Several diagnostic assays have been developed which measure pathological changes in carbohydrate composition using plant lectins as reagents [Hashimoto et al., 2004; Rydén et al., 1999; Rydén et al., 2002; Rydén et al., 2002]. However, since most target glycoproteins express multimers of the carbohydrate ligand and the lectins employed are multimeric in nature, linear relationships between expressed antigen and amount of bound lectin is seldom obtained. Thus these assays are usually only diagnostically relevant in a limited part of a concentration range.
There have been few previous attempts to produce monovalent carbohydrate-binding lectins. Procedures for preparing reduced valency Concanavalin A (a mannose and glucose-binding lectin) includes chemical modification such as succinylation and/or photoaffinity labelling (Fraser et al, 1976, Beppu et al 1976, Beppu et al 1975, Tanaka et al 1981, Gunther et al 1973,). Monovalent forms of Concanavalin A have also been prepared by proteolytic digestion (Wands et al 1976,). These methods were referred to in a previous patent application (WO9855869A1). Monovalent forms of the sialic acid-binding lectins Sambucus sieboldiana and Maackia amurensis as well as the galactose-binding lectin Anthocidaris crassispina and the Gal-NAc-binding lectin Wistaria floribunda have been prepared by disulfide-bridge reduction and subsequent protection with iodoacetamide (Kaku and Shibuya 1992, Kaku et al 1993, Ozeki 1991, Kurokawa 1976). These methods are not generally applicable to other lectins, and would not work to produce monovalent binding peptides from fucose-binding lectins such as Aleuria aurantia. No prior art of producing recombinant monovalent fucose-binding lectin peptides has been found. In a study of peptides containing GlcNAc-binding hevein domains Espinosa and co-workers [Espinosa et al, 2000] used a monovalent form of wheat-germ agglutinin—the isolated B-domain (WGA-B). They found that WGA-B retained its binding capacity towards chitotriose but that the binding affinity was too low to be considered useful for practical purposes (millimolar range).

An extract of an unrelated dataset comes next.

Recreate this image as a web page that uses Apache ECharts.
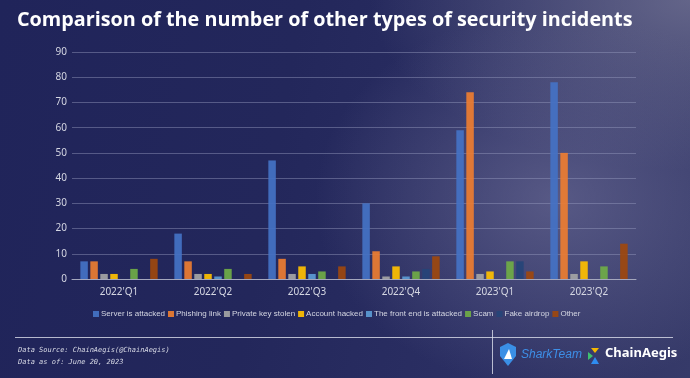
<!DOCTYPE html>
<html><head><meta charset="utf-8">
<script src="https://cdn.jsdelivr.net/npm/echarts@6/dist/echarts.min.js"></script>
<style>
html,body{margin:0;padding:0;}
body{width:690px;height:378px;overflow:hidden;
background:
radial-gradient(ellipse 240px 190px at 555px 200px, rgba(115,115,155,0.6), rgba(115,115,155,0) 100%),
radial-gradient(ellipse 320px 170px at 690px 0px, rgba(125,125,155,0.65), rgba(125,125,155,0) 100%),
linear-gradient(100deg, #20245a 0%, #23275b 40%, #2b2f63 70%, #363a69 100%);}
#c{width:690px;height:378px;}
</style></head>
<body><div id="c"></div>
<script>
const categories = ["2022'Q1","2022'Q2","2022'Q3","2022'Q4","2023'Q1","2023'Q2"];
const seriesNames = ["Server is attacked","Phishing link","Private key stolen","Account hacked","The front end is attacked","Scam","Fake airdrop","Other"];
const serverAttacked = [7,18,47,30,59,78];
const phishingLink = [7,7,8,11,74,50];
const privateKeyStolen = [2,2,2,1,2,2];
const accountHacked = [2,2,5,5,3,7];
const frontEndAttacked = [0,1,2,1,0,0];
const scam = [4,4,3,3,7,5];
const fakeAirdrop = [0,0,0,4,7,0];
const other = [8,2,5,9,3,14];
const yTicks = [0,10,20,30,40,50,60,70,80,90];
const colors = ['#4472C4','#ED7D31','#A5A5A5','#FFC000','#5B9BD5','#70AD47','#264478','#9E480E'];
const allData = [serverAttacked,phishingLink,privateKeyStolen,accountHacked,frontEndAttacked,scam,fakeAirdrop,other];

const chart = echarts.init(document.getElementById('c'), null, {renderer:'canvas'});
const series = seriesNames.map((n,i)=>({
  name:n, type:'bar', data:allData[i], barWidth:7.5, barGap:'33%',
  itemStyle:{color:colors[i], opacity:0.92}
}));
chart.setOption({
  backgroundColor:'transparent',
  animation:false,
  color:colors,
  title:{text:'Comparison of the number of other types of security incidents', left:12, top:5,
    textStyle:{color:'#ffffff', fontSize:19.8, fontWeight:'bold', fontFamily:'Open Sans'}},
  grid:{left:72, right:54, top:52, bottom:99},
  legend:{left:88, top:305, itemWidth:6, itemHeight:6, itemGap:3, icon:'rect',
    textStyle:{color:'#d4d6e2', fontSize:8, fontFamily:'Liberation Sans', padding:[0,0,0,-3]},
    data:seriesNames},
  xAxis:{type:'category', data:categories,
    axisLine:{lineStyle:{color:'#a4a7bd', width:1}}, axisTick:{show:false},
    axisLabel:{color:'#d4d6e2', fontSize:10, margin:8, fontFamily:'Noto Sans'}},
  yAxis:{type:'value', min:yTicks[0], max:yTicks[yTicks.length-1], interval:10,
    axisLine:{show:false}, axisTick:{show:false},
    axisLabel:{color:'#d4d6e2', fontSize:10, margin:5, fontFamily:'Noto Sans'},
    splitLine:{lineStyle:{color:'rgba(150,155,190,0.45)', width:1}}},
  series:series,
  graphic:[
    {type:'line', shape:{x1:15,y1:337.5,x2:673,y2:337.5}, style:{stroke:'rgba(220,222,235,0.8)', lineWidth:1}},
    {type:'line', shape:{x1:492.5,y1:330,x2:492.5,y2:374}, style:{stroke:'rgba(220,222,235,0.8)', lineWidth:1}},
    {type:'text', left:18, top:347, style:{text:'Data Source: ChainAegis(@ChainAegis)', fill:'#d8dae6', font:'italic 7px "DejaVu Sans Mono"'}},
    {type:'text', left:18, top:359, style:{text:'Data as of: June 20, 2023', fill:'#d8dae6', font:'italic 7px "DejaVu Sans Mono"'}},
    {type:'polygon', shape:{points:[[500,347],[508,343],[516,347],[516,356],[508,366],[500,356]]}, style:{fill:'#3a8fe6'}},
    {type:'polygon', shape:{points:[[504,359],[509,349],[512,359]]}, style:{fill:'#ffffff'}},
    {type:'text', left:521, top:349, style:{text:'SharkTeam', fill:'#3d8fe8', font:'italic 12px "Liberation Sans"'}},
    {type:'polygon', shape:{points:[[591,348],[599,348],[595,353]]}, style:{fill:'#f5b800'}},
    {type:'polygon', shape:{points:[[588,352],[593,356],[588,360]]}, style:{fill:'#3fc070'}},
    {type:'polygon', shape:{points:[[595,357],[599,364],[591,364]]}, style:{fill:'#2f8cf0'}},
    {type:'text', left:605, top:347, style:{text:'ChainAegis', fill:'#ffffff', font:'bold 13px "Noto Sans"'}}
  ]
});
</script></body></html>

Carbohydrate-binding peptides in prior art struggle with at least three problems arising from the multivalent nature of these peptides. Firstly, the problem of agglutination when carbohydrate-binding peptides bind more than one carbohydrate-expressing entity. This is a major drawback in cell surface e analysis of carbohydrates by flow cytometry, where concentrations of lectin have to be kept below agglutinating concentration, thereby significantly hampering sensitivity of the assay. Secondly, the problem of not achieving a linear relationship between carbohydrate expression and lectin-binding in more than just a limited part of a concentration range in an assay. Thirdly, the individual binding sites in multimeric lectins such as Aleuria aurantia differ in binding affinity and specificity towards carbohydrate ligands, which makes them unreliable for diagnostic purposes.